Problem requirements: Output every line exactly as written. Leave out pictures.

╭──

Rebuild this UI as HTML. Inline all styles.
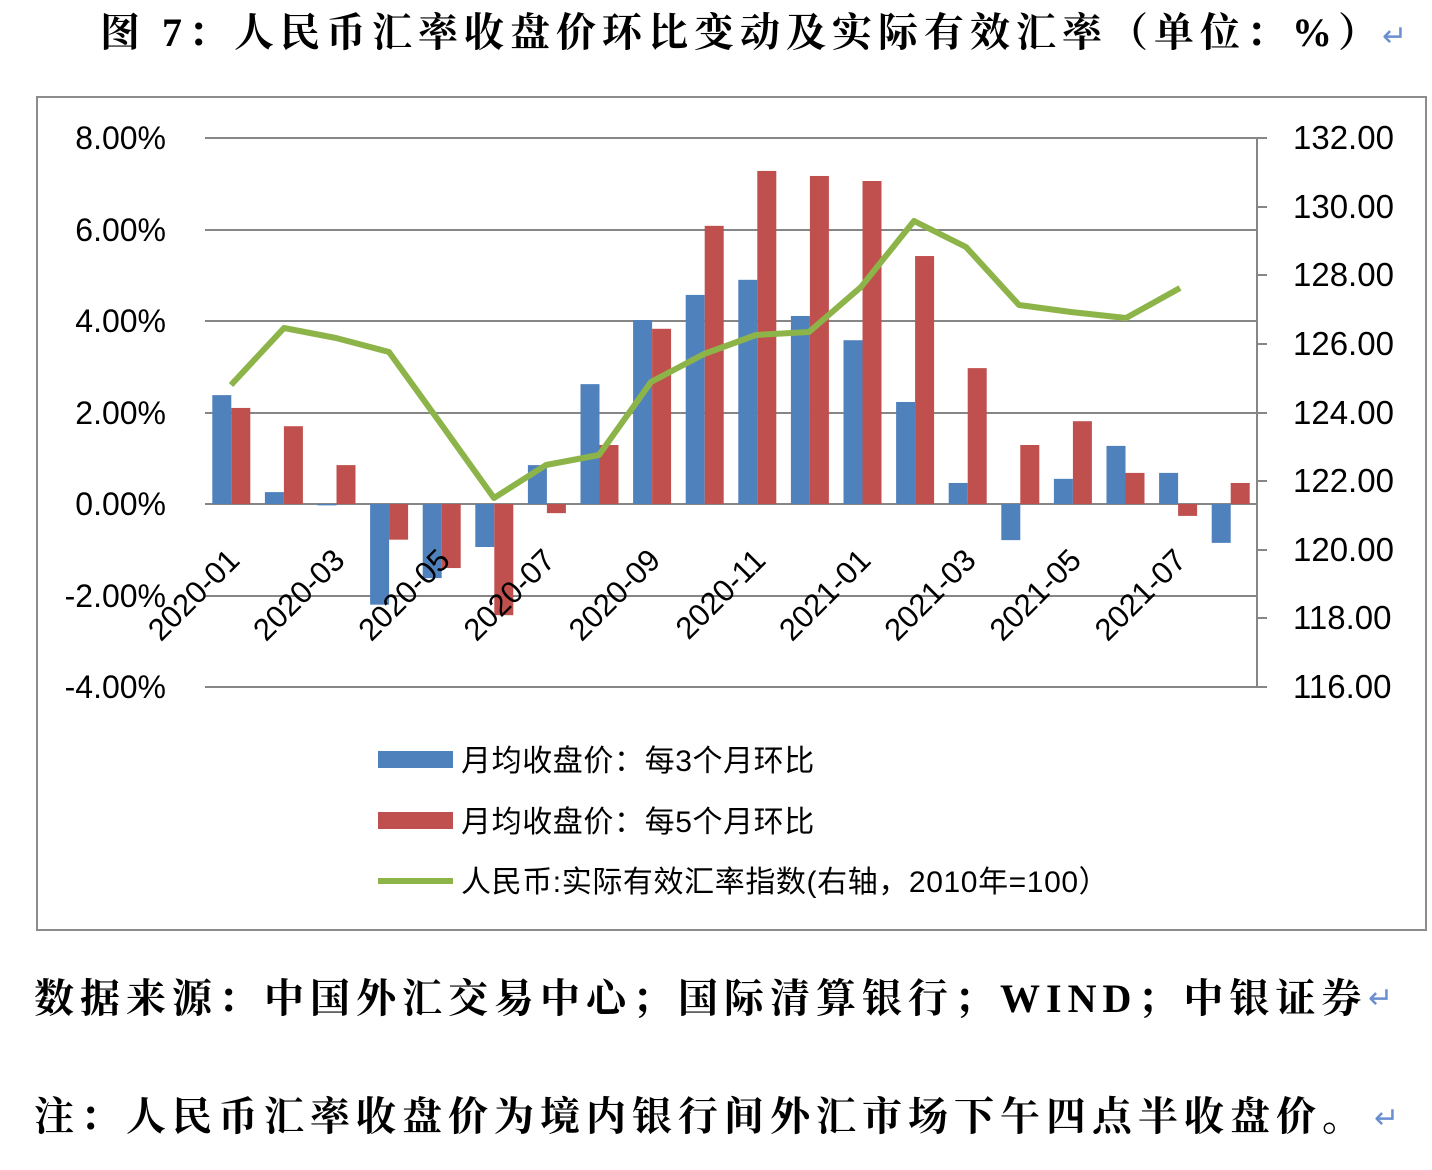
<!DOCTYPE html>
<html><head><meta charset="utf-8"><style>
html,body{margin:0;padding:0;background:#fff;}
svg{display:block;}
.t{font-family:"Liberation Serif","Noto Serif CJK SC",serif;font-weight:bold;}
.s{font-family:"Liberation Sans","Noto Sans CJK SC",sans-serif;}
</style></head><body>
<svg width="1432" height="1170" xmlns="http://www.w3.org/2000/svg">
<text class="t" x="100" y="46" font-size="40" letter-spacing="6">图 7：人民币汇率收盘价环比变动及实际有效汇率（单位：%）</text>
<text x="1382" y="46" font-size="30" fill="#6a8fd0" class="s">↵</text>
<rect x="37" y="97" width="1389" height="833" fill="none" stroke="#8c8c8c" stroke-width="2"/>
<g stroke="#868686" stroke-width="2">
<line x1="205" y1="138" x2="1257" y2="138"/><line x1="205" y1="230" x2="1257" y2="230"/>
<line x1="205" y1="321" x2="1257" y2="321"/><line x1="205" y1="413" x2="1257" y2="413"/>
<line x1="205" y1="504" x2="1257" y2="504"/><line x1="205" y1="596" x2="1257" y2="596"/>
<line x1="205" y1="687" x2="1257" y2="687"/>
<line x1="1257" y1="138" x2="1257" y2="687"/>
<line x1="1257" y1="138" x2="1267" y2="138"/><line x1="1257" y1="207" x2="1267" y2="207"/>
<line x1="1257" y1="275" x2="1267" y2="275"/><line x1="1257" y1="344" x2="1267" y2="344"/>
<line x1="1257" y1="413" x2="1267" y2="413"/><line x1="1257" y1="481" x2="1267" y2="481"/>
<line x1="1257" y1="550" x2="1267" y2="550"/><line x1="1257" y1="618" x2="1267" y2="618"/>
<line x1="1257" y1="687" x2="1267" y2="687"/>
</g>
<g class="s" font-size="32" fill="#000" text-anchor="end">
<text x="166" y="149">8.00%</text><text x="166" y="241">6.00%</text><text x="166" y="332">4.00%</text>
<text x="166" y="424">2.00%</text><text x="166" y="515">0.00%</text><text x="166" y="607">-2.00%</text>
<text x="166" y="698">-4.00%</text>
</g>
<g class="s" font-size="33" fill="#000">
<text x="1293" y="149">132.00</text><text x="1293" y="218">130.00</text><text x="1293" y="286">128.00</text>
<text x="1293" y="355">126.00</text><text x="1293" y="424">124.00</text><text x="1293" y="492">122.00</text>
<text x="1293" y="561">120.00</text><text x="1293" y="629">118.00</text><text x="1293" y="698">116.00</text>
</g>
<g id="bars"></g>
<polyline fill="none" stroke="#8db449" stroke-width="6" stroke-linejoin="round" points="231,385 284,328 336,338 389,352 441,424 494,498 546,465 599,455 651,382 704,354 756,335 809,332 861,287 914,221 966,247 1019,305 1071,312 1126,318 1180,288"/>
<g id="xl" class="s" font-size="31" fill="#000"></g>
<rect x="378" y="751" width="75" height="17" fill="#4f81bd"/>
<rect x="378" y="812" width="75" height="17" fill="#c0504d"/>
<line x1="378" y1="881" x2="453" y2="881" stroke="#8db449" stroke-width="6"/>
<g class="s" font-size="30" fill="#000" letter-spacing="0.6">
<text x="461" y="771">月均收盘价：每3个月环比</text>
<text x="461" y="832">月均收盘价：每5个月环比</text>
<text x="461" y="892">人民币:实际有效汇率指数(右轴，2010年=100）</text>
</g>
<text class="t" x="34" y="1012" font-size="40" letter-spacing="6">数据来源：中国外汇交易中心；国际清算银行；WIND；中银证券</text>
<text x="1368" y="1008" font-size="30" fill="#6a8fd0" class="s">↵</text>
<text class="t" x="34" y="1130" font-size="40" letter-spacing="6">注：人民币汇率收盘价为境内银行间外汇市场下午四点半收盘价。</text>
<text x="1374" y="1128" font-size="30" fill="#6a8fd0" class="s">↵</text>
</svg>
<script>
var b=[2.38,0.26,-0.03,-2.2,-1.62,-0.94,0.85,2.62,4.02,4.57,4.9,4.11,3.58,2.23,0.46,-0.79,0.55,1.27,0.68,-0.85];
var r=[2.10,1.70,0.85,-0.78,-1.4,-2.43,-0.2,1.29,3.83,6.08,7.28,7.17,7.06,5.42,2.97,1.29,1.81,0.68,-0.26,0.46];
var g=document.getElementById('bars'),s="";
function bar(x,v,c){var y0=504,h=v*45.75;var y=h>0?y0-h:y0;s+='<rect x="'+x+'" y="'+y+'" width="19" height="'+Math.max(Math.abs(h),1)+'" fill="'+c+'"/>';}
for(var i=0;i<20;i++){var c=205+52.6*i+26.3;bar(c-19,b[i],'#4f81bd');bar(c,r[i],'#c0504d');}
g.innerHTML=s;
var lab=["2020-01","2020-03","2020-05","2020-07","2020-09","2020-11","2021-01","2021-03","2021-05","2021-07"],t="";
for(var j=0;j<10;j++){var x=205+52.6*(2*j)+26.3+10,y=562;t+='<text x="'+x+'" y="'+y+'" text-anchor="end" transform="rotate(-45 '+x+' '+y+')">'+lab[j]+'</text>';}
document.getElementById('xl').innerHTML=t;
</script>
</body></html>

╰──

Correct output:
Rebuild this UI as HTML. Inline all styles.
<!DOCTYPE html>
<html><head><meta charset="utf-8"><style>
html,body{margin:0;padding:0;background:#fff;}
svg{display:block;}
.t{font-family:"Liberation Serif","Noto Serif CJK SC",serif;font-weight:bold;}
.s{font-family:"Liberation Sans","Noto Sans CJK SC",sans-serif;}
</style></head><body>
<svg width="1432" height="1170" xmlns="http://www.w3.org/2000/svg">
<text class="t" x="100" y="46" font-size="40" letter-spacing="6">图 7：人民币汇率收盘价环比变动及实际有效汇率（单位：%）</text>
<text x="1382" y="46" font-size="30" fill="#6a8fd0" class="s">↵</text>
<rect x="37" y="97" width="1389" height="833" fill="none" stroke="#8c8c8c" stroke-width="2"/>
<g stroke="#868686" stroke-width="2">
<line x1="205" y1="138" x2="1257" y2="138"/><line x1="205" y1="230" x2="1257" y2="230"/>
<line x1="205" y1="321" x2="1257" y2="321"/><line x1="205" y1="413" x2="1257" y2="413"/>
<line x1="205" y1="504" x2="1257" y2="504"/><line x1="205" y1="596" x2="1257" y2="596"/>
<line x1="205" y1="687" x2="1257" y2="687"/>
<line x1="1257" y1="138" x2="1257" y2="687"/>
<line x1="1257" y1="138" x2="1267" y2="138"/><line x1="1257" y1="207" x2="1267" y2="207"/>
<line x1="1257" y1="275" x2="1267" y2="275"/><line x1="1257" y1="344" x2="1267" y2="344"/>
<line x1="1257" y1="413" x2="1267" y2="413"/><line x1="1257" y1="481" x2="1267" y2="481"/>
<line x1="1257" y1="550" x2="1267" y2="550"/><line x1="1257" y1="618" x2="1267" y2="618"/>
<line x1="1257" y1="687" x2="1267" y2="687"/>
</g>
<g class="s" font-size="32" fill="#000" text-anchor="end">
<text x="166" y="149">8.00%</text><text x="166" y="241">6.00%</text><text x="166" y="332">4.00%</text>
<text x="166" y="424">2.00%</text><text x="166" y="515">0.00%</text><text x="166" y="607">-2.00%</text>
<text x="166" y="698">-4.00%</text>
</g>
<g class="s" font-size="33" fill="#000">
<text x="1293" y="149">132.00</text><text x="1293" y="218">130.00</text><text x="1293" y="286">128.00</text>
<text x="1293" y="355">126.00</text><text x="1293" y="424">124.00</text><text x="1293" y="492">122.00</text>
<text x="1293" y="561">120.00</text><text x="1293" y="629">118.00</text><text x="1293" y="698">116.00</text>
</g>
<g id="bars"></g>
<polyline fill="none" stroke="#8db449" stroke-width="6" stroke-linejoin="round" points="231,385 284,328 336,338 389,352 441,424 494,498 546,465 599,455 651,382 704,354 756,335 809,332 861,287 914,221 966,247 1019,305 1071,312 1126,318 1180,288"/>
<g id="xl" class="s" font-size="31" fill="#000"></g>
<rect x="378" y="751" width="75" height="17" fill="#4f81bd"/>
<rect x="378" y="812" width="75" height="17" fill="#c0504d"/>
<line x1="378" y1="881" x2="453" y2="881" stroke="#8db449" stroke-width="6"/>
<g class="s" font-size="30" fill="#000" letter-spacing="0.6">
<text x="461" y="771">月均收盘价：每3个月环比</text>
<text x="461" y="832">月均收盘价：每5个月环比</text>
<text x="461" y="892">人民币:实际有效汇率指数(右轴，2010年=100）</text>
</g>
<text class="t" x="34" y="1012" font-size="40" letter-spacing="6">数据来源：中国外汇交易中心；国际清算银行；WIND；中银证券</text>
<text x="1368" y="1008" font-size="30" fill="#6a8fd0" class="s">↵</text>
<text class="t" x="34" y="1130" font-size="40" letter-spacing="6">注：人民币汇率收盘价为境内银行间外汇市场下午四点半收盘价。</text>
<text x="1374" y="1128" font-size="30" fill="#6a8fd0" class="s">↵</text>
</svg>
<script>
var b=[2.38,0.26,-0.03,-2.2,-1.62,-0.94,0.85,2.62,4.02,4.57,4.9,4.11,3.58,2.23,0.46,-0.79,0.55,1.27,0.68,-0.85];
var r=[2.10,1.70,0.85,-0.78,-1.4,-2.43,-0.2,1.29,3.83,6.08,7.28,7.17,7.06,5.42,2.97,1.29,1.81,0.68,-0.26,0.46];
var g=document.getElementById('bars'),s="";
function bar(x,v,c){var y0=504,h=v*45.75;var y=h>0?y0-h:y0;s+='<rect x="'+x+'" y="'+y+'" width="19" height="'+Math.max(Math.abs(h),1)+'" fill="'+c+'"/>';}
for(var i=0;i<20;i++){var c=205+52.6*i+26.3;bar(c-19,b[i],'#4f81bd');bar(c,r[i],'#c0504d');}
g.innerHTML=s;
var lab=["2020-01","2020-03","2020-05","2020-07","2020-09","2020-11","2021-01","2021-03","2021-05","2021-07"],t="";
for(var j=0;j<10;j++){var x=205+52.6*(2*j)+26.3+10,y=562;t+='<text x="'+x+'" y="'+y+'" text-anchor="end" transform="rotate(-45 '+x+' '+y+')">'+lab[j]+'</text>';}
document.getElementById('xl').innerHTML=t;
</script>
</body></html>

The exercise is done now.